Material
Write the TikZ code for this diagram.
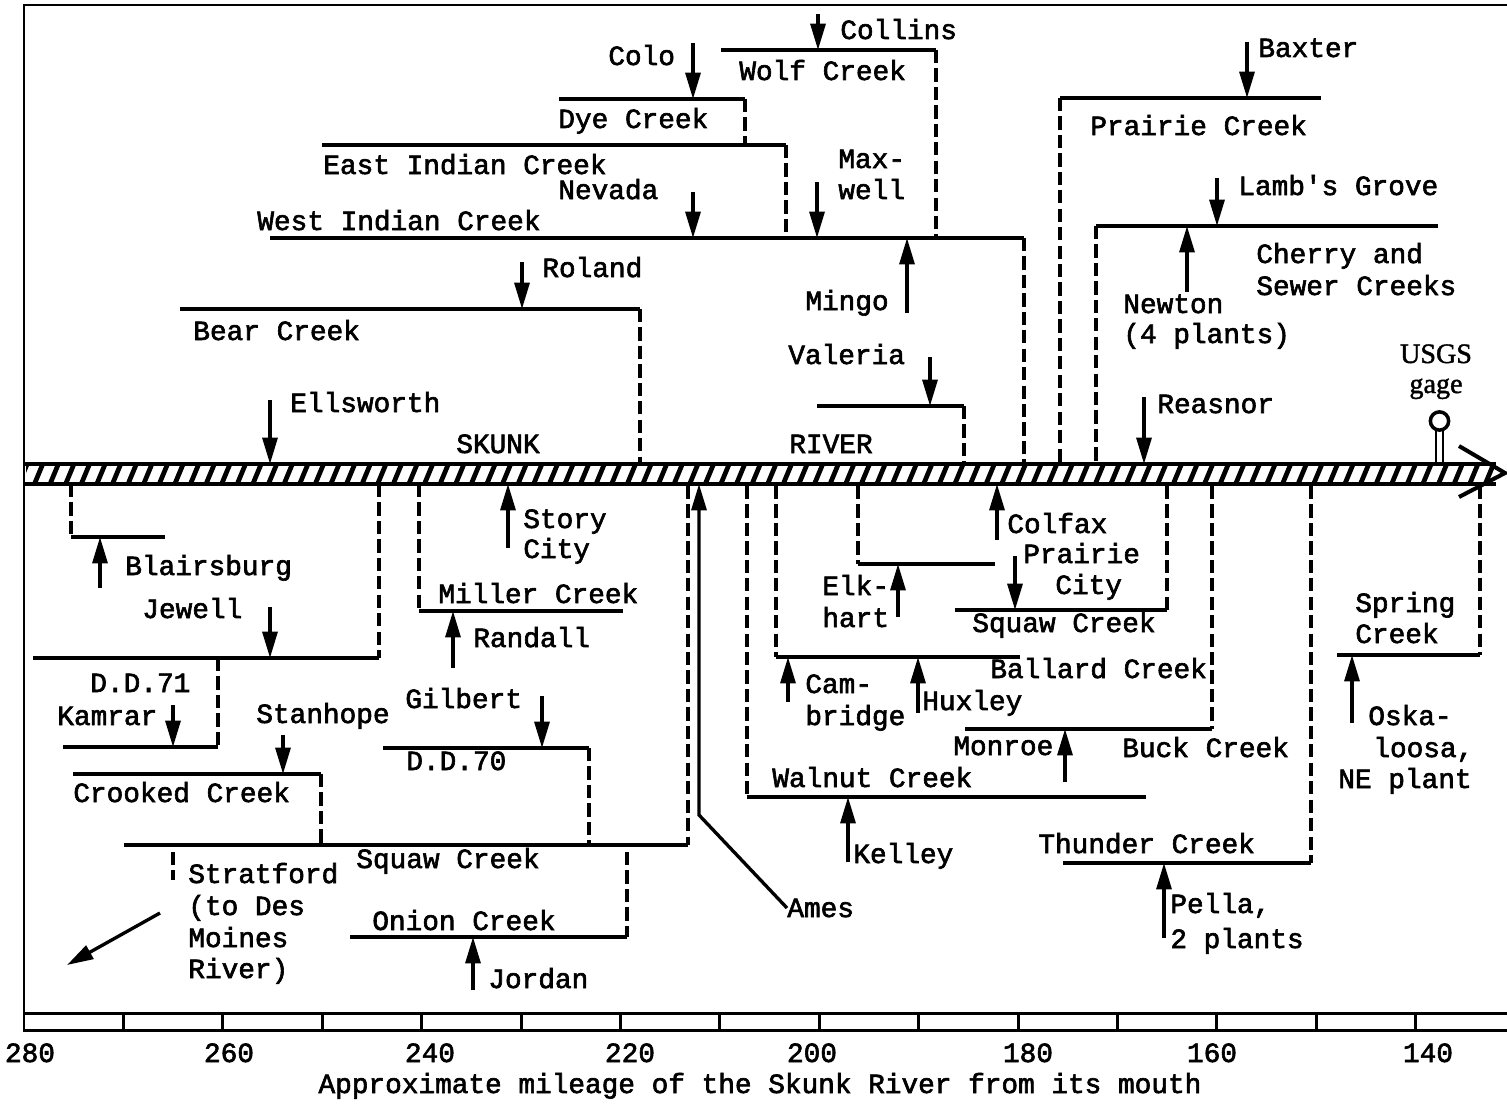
\documentclass[tikz,border=0pt]{standalone}
\usepackage{fontspec}
\setmainfont{Liberation Mono}[FakeBold=2.2]
\newfontfamily\gagefont{Liberation Serif}[FakeBold=1.5]
\usetikzlibrary{arrows.meta}

\begin{document}
\begin{tikzpicture}[x=0.02cm,y=-0.02cm,font=\fontsize{15.8}{18}\selectfont,
                    >={Triangle[length=15pt,width=8.5pt]}]
  \tikzstyle{stream}=[line width=2.3pt]
  \tikzstyle{link}=[line width=1.9pt,dash pattern=on 7.5pt off 3pt]
  \tikzstyle{town}=[line width=1.9pt,->]
  \tikzstyle{lbl}=[anchor=base west,inner sep=0pt]
  \tikzstyle{frame}=[line width=1.7pt]

  \useasboundingbox (0,0) rectangle (1507,1105);

  % frame and mileage scale
  \draw[frame] (1507,5) -- (24,5) -- (24,1030) -- (1507,1030);
  \draw[frame] (24,1013) -- (1507,1013);
  \foreach \m in {1,...,14}
    \draw[frame] (24+99.4*\m,1013) -- (24+99.4*\m,1030);
  \foreach \n/\x in {280/30,260/229,240/430,220/630,200/812,180/1028,160/1212,140/1428}
    \node[anchor=base,inner sep=0pt] (m\n) at (\x,1062) {\n};
  \node[anchor=base,inner sep=0pt] (caption) at (760,1093)
    {Approximate mileage of the Skunk River from its mouth};

  % the river
  \begin{scope}
    \clip (26,464) -- (1494,464) -- (1504,474) -- (1494,484) -- (26,484) -- cycle;
    \foreach \x in {18,33.6,...,1512}
      \draw[line width=2.7pt] (\x,486) -- (\x+10,462);
  \end{scope}
  \draw[stream] (24,464) -- (1496,464) (24,484) -- (1496,484);
  \draw[stream] (1459,446) -- (1505,473) -- (1459,497);
  \node[lbl] (skunk) at (456,453) {SKUNK};
  \node[lbl] (river) at (789,453) {RIVER};

  % gage
  \draw[line width=1.2pt] (1436,430) -- (1436,463) (1443,430) -- (1443,463);
  \draw[line width=2pt,fill=white] (1439.5,421) circle (5.2pt);
  \node[anchor=base,inner sep=0pt,font=\gagefont\fontsize{16}{18}\selectfont] (usgs) at (1436,363) {USGS};
  \node[anchor=base,inner sep=0pt,font=\gagefont\fontsize{16}{18}\selectfont] (gage) at (1436,393) {gage};

  % tributaries above the river
  \draw[stream] (721,50) -- (936,50);
  \draw[link] (936,50) -- (936,238);
  \draw[stream] (559,99) -- (745,99);
  \draw[link] (745,99) -- (745,145);
  \draw[stream] (322,145) -- (786,145);
  \draw[link] (786,145) -- (786,238);
  \draw[stream] (270,238) -- (1024,238);
  \draw[link] (1024,238) -- (1024,464);
  \draw[stream] (180,309) -- (640,309);
  \draw[link] (640,309) -- (640,464);
  \draw[stream] (817,406) -- (964,406);
  \draw[link] (964,406) -- (964,464);
  \draw[stream] (1060,98) -- (1321,98);
  \draw[link] (1060,98) -- (1060,464);
  \draw[stream] (1096,226) -- (1438,226);
  \draw[link] (1096,226) -- (1096,464);

  \node[lbl] (wolf)    at (739,80)  {Wolf Creek};
  \node[lbl] (dye)     at (558,128) {Dye Creek};
  \node[lbl] (eastind) at (323,174) {East Indian Creek};
  \node[lbl] (westind) at (257,230) {West Indian Creek};
  \node[lbl] (bear)    at (193,340) {Bear Creek};
  \node[lbl] (prairie) at (1090,135) {Prairie Creek};
  \node[lbl] (cherry)  at (1256,263) {Cherry and};
  \node[lbl] (sewer)   at (1256,295) {Sewer Creeks};

  \node[lbl] (collins)  at (840,39)  {Collins};
  \node[lbl] (colo)     at (608,65)  {Colo};
  \node[lbl] (max)      at (838,168) {Max-};
  \node[lbl] (well)     at (838,199) {well};
  \node[lbl] (nevada)   at (558,199) {Nevada};
  \node[lbl] (roland)   at (542,277) {Roland};
  \node[lbl] (mingo)    at (805,310) {Mingo};
  \node[lbl] (valeria)  at (788,364) {Valeria};
  \node[lbl] (ellsworth) at (290,412) {Ellsworth};
  \node[lbl] (baxter)   at (1258,57) {Baxter};
  \node[lbl] (lambs)    at (1238,195) {Lamb\textquotesingle s Grove};
  \node[lbl] (newton)   at (1123,313) {Newton};
  \node[lbl] (plants4)  at (1123,343) {(4 plants)};
  \node[lbl] (reasnor)  at (1157,413) {Reasnor};

  \draw[town] (818,14) -- (818,50);
  \draw[town] (693,43) -- (693,99);
  \draw[town] (693,192) -- (693,238);
  \draw[town] (817,182) -- (817,238);
  \draw[town] (907,313) -- (907,238);
  \draw[town] (522,262) -- (522,309);
  \draw[town] (930,357) -- (930,406);
  \draw[town] (270,400) -- (270,464);
  \draw[town] (1247,42) -- (1247,98);
  \draw[town] (1217,178) -- (1217,226);
  \draw[town] (1187,292) -- (1187,226);
  \draw[town] (1144,397) -- (1144,464);

  % tributaries below the river
  \draw[link] (71,484) -- (71,537);
  \draw[stream] (71,537) -- (165,537);
  \draw[link] (379,484) -- (379,658);
  \draw[stream] (33,658) -- (379,658);
  \draw[link] (218,658) -- (218,747);
  \draw[stream] (63,747) -- (218,747);
  \draw[stream] (73,774) -- (321,774);
  \draw[link] (321,774) -- (321,845);
  \draw[link] (688,486) -- (688,845);
  \draw[stream] (124,845) -- (688,845);
  \draw[stream] (383,748) -- (589,748);
  \draw[link] (589,748) -- (589,845);
  \draw[link] (173,852) -- (173,880);
  \draw[link] (627,852) -- (627,937);
  \draw[stream] (350,937) -- (627,937);
  \draw[link] (419,484) -- (419,611);
  \draw[stream] (419,611) -- (623,611);
  \draw[link] (747,486) -- (747,797);
  \draw[stream] (747,797) -- (1146,797);
  \draw[link] (776,486) -- (776,657);
  \draw[stream] (776,657) -- (1020,657);
  \draw[link] (858,486) -- (858,564);
  \draw[stream] (858,564) -- (995,564);
  \draw[link] (1167,486) -- (1167,610);
  \draw[stream] (955,610) -- (1167,610);
  \draw[link] (1212,486) -- (1212,729);
  \draw[stream] (965,729) -- (1212,729);
  \draw[link] (1311,486) -- (1311,863);
  \draw[stream] (1063,863) -- (1311,863);
  \draw[link] (1480,486) -- (1480,655);
  \draw[stream] (1337,655) -- (1480,655);

  \node[lbl] (crooked)  at (73,802)  {Crooked Creek};
  \node[lbl] (dd71)     at (90,692)  {D.D.71};
  \node[lbl] (dd70)     at (406,770) {D.D.70};
  \node[lbl] (squawlo)  at (356,868) {Squaw Creek};
  \node[lbl] (onion)    at (372,930) {Onion Creek};
  \node[lbl] (miller)   at (438,603) {Miller Creek};
  \node[lbl] (walnut)   at (772,787) {Walnut Creek};
  \node[lbl] (ballard)  at (990,678) {Ballard Creek};
  \node[lbl] (squawup)  at (972,632) {Squaw Creek};
  \node[lbl] (buck)     at (1122,757) {Buck Creek};
  \node[lbl] (thunder)  at (1038,853) {Thunder Creek};
  \node[lbl] (spring)   at (1355,612) {Spring};
  \node[lbl] (springcr) at (1355,643) {Creek};

  \node[lbl] (blairsburg) at (125,575) {Blairsburg};
  \node[lbl] (jewell)   at (142,618) {Jewell};
  \node[lbl] (kamrar)   at (57,725)  {Kamrar};
  \node[lbl] (stanhope) at (256,723) {Stanhope};
  \node[lbl] (strat1)   at (188,883) {Stratford};
  \node[lbl] (strat2)   at (188,915) {(to Des};
  \node[lbl] (strat3)   at (188,947) {Moines};
  \node[lbl] (strat4)   at (188,978) {River)};
  \node[lbl] (story)    at (523,528) {Story};
  \node[lbl] (city)     at (523,558) {City};
  \node[lbl] (randall)  at (473,647) {Randall};
  \node[lbl] (gilbert)  at (405,708) {Gilbert};
  \node[lbl] (jordan)   at (488,988) {Jordan};
  \node[lbl] (ames)     at (787,917) {Ames};
  \node[lbl] (kelley)   at (853,863) {Kelley};
  \node[lbl] (cam)      at (805,693) {Cam-};
  \node[lbl] (bridge)   at (805,725) {bridge};
  \node[lbl] (huxley)   at (922,710) {Huxley};
  \node[lbl] (elk)      at (822,595) {Elk-};
  \node[lbl] (hart)     at (822,627) {hart};
  \node[lbl] (colfax)   at (1007,533) {Colfax};
  \node[lbl] (prairie1) at (1023,563) {Prairie};
  \node[lbl] (prairie2) at (1055,594) {City};
  \node[lbl] (monroe)   at (953,755) {Monroe};
  \node[lbl] (pella)    at (1170,913) {Pella,};
  \node[lbl] (plants2)  at (1170,948) {2 plants};
  \node[lbl] (oska)     at (1368,725) {Oska-};
  \node[lbl] (loosa)    at (1373,757) {loosa,};
  \node[lbl] (neplant)  at (1338,788) {NE plant};

  \draw[town] (100,588) -- (100,537);
  \draw[town] (270,607) -- (270,658);
  \draw[town] (173,705) -- (173,747);
  \draw[town] (283,735) -- (283,774);
  \draw[town] (160,913) -- (67,965);
  \draw[town] (508,548) -- (508,484);
  \draw[town] (453,668) -- (453,611);
  \draw[town] (542,696) -- (542,748);
  \draw[town] (473,990) -- (473,937);
  \draw[town] (ames.west) -- (699,815) -- (699,484);
  \draw[town] (848,862) -- (848,797);
  \draw[town] (788,702) -- (788,657);
  \draw[town] (918,713) -- (918,657);
  \draw[town] (898,617) -- (898,564);
  \draw[town] (997,540) -- (997,484);
  \draw[town] (1015,556) -- (1015,610);
  \draw[town] (1065,782) -- (1065,729);
  \draw[town] (1164,938) -- (1164,863);
  \draw[town] (1352,723) -- (1352,655);
\end{tikzpicture}
\end{document}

Set problem
Each line from the top of the material through the line containing "(0,0) rectangle (1507,1105);" should be reproduced exactly; please drop any images.

Task result
Write the TikZ code for this diagram.
\documentclass[tikz,border=0pt]{standalone}
\usepackage{fontspec}
\setmainfont{Liberation Mono}[FakeBold=2.2]
\newfontfamily\gagefont{Liberation Serif}[FakeBold=1.5]
\usetikzlibrary{arrows.meta}

\begin{document}
\begin{tikzpicture}[x=0.02cm,y=-0.02cm,font=\fontsize{15.8}{18}\selectfont,
                    >={Triangle[length=15pt,width=8.5pt]}]
  \tikzstyle{stream}=[line width=2.3pt]
  \tikzstyle{link}=[line width=1.9pt,dash pattern=on 7.5pt off 3pt]
  \tikzstyle{town}=[line width=1.9pt,->]
  \tikzstyle{lbl}=[anchor=base west,inner sep=0pt]
  \tikzstyle{frame}=[line width=1.7pt]

  \useasboundingbox (0,0) rectangle (1507,1105);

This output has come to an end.